- Task
Within the data that follows, set down exactly the lines from the one containing "Output the LaTeX" through the one containing "anchor=base east] (ft2)", both ends included.

- Information provided
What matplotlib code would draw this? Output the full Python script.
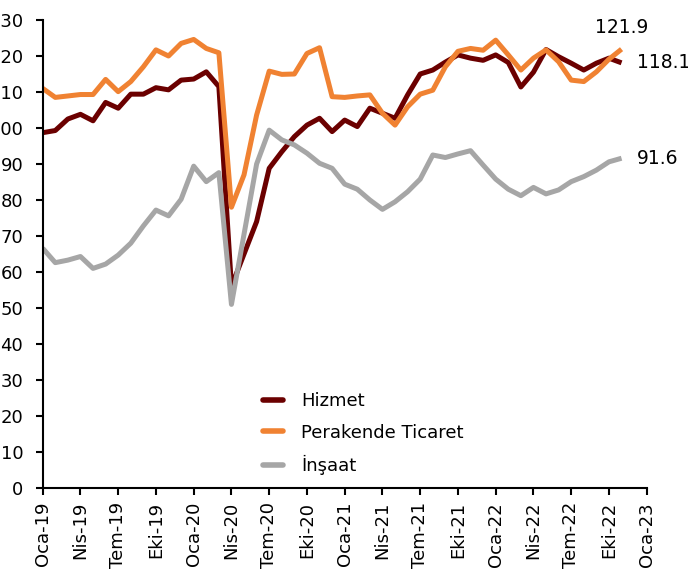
==
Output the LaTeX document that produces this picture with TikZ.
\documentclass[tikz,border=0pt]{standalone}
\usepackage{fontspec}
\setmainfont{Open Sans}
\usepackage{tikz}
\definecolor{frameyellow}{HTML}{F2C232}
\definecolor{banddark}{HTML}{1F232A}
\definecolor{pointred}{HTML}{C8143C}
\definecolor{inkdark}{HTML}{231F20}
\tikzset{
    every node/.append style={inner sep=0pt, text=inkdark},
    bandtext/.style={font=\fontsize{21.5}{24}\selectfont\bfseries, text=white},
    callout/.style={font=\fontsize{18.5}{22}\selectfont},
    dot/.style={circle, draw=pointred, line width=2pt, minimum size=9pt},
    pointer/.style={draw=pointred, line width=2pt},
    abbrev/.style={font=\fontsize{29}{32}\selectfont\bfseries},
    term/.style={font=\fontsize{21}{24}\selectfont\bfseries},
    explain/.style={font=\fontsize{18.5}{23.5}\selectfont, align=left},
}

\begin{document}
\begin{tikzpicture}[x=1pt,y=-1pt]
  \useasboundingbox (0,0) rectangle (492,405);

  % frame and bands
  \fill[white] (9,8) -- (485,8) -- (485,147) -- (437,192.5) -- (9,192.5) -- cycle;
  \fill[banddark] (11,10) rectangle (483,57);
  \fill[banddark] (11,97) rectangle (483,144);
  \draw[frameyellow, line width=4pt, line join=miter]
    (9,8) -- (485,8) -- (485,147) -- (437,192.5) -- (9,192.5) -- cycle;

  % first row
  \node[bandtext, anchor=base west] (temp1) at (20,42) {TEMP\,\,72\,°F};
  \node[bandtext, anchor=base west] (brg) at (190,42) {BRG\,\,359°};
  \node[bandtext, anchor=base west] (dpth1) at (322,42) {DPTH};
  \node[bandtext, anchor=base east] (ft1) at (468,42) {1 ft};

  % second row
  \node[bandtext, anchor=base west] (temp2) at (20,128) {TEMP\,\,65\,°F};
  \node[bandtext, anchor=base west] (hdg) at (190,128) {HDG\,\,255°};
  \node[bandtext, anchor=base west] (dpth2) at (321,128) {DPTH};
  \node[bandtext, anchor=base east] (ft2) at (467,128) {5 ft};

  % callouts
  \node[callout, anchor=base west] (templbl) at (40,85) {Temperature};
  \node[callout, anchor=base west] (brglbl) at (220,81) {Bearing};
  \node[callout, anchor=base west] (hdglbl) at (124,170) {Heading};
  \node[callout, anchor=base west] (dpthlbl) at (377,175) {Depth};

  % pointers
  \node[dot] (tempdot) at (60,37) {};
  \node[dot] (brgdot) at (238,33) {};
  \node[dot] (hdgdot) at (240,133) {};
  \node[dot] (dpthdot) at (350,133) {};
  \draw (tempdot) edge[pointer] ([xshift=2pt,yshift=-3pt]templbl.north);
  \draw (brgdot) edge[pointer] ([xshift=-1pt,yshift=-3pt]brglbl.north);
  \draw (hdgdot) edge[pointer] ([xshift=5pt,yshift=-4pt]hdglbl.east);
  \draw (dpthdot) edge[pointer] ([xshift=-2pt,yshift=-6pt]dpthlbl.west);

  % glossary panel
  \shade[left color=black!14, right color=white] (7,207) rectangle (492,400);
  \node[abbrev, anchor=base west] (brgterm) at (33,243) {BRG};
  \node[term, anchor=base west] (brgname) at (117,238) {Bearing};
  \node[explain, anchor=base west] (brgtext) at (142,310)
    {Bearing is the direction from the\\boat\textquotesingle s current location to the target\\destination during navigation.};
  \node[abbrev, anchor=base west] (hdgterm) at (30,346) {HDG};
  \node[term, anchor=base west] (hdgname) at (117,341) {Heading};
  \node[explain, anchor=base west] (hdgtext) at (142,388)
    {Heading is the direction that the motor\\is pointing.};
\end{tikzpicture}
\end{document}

- Output of the exercise
Output the LaTeX document that produces this picture with TikZ.
\documentclass[tikz,border=0pt]{standalone}
\usepackage{fontspec}
\setmainfont{Open Sans}
\usepackage{tikz}
\definecolor{frameyellow}{HTML}{F2C232}
\definecolor{banddark}{HTML}{1F232A}
\definecolor{pointred}{HTML}{C8143C}
\definecolor{inkdark}{HTML}{231F20}
\tikzset{
    every node/.append style={inner sep=0pt, text=inkdark},
    bandtext/.style={font=\fontsize{21.5}{24}\selectfont\bfseries, text=white},
    callout/.style={font=\fontsize{18.5}{22}\selectfont},
    dot/.style={circle, draw=pointred, line width=2pt, minimum size=9pt},
    pointer/.style={draw=pointred, line width=2pt},
    abbrev/.style={font=\fontsize{29}{32}\selectfont\bfseries},
    term/.style={font=\fontsize{21}{24}\selectfont\bfseries},
    explain/.style={font=\fontsize{18.5}{23.5}\selectfont, align=left},
}

\begin{document}
\begin{tikzpicture}[x=1pt,y=-1pt]
  \useasboundingbox (0,0) rectangle (492,405);

  % frame and bands
  \fill[white] (9,8) -- (485,8) -- (485,147) -- (437,192.5) -- (9,192.5) -- cycle;
  \fill[banddark] (11,10) rectangle (483,57);
  \fill[banddark] (11,97) rectangle (483,144);
  \draw[frameyellow, line width=4pt, line join=miter]
    (9,8) -- (485,8) -- (485,147) -- (437,192.5) -- (9,192.5) -- cycle;

  % first row
  \node[bandtext, anchor=base west] (temp1) at (20,42) {TEMP\,\,72\,°F};
  \node[bandtext, anchor=base west] (brg) at (190,42) {BRG\,\,359°};
  \node[bandtext, anchor=base west] (dpth1) at (322,42) {DPTH};
  \node[bandtext, anchor=base east] (ft1) at (468,42) {1 ft};

  % second row
  \node[bandtext, anchor=base west] (temp2) at (20,128) {TEMP\,\,65\,°F};
  \node[bandtext, anchor=base west] (hdg) at (190,128) {HDG\,\,255°};
  \node[bandtext, anchor=base west] (dpth2) at (321,128) {DPTH};
  \node[bandtext, anchor=base east] (ft2) at (467,128) {5 ft};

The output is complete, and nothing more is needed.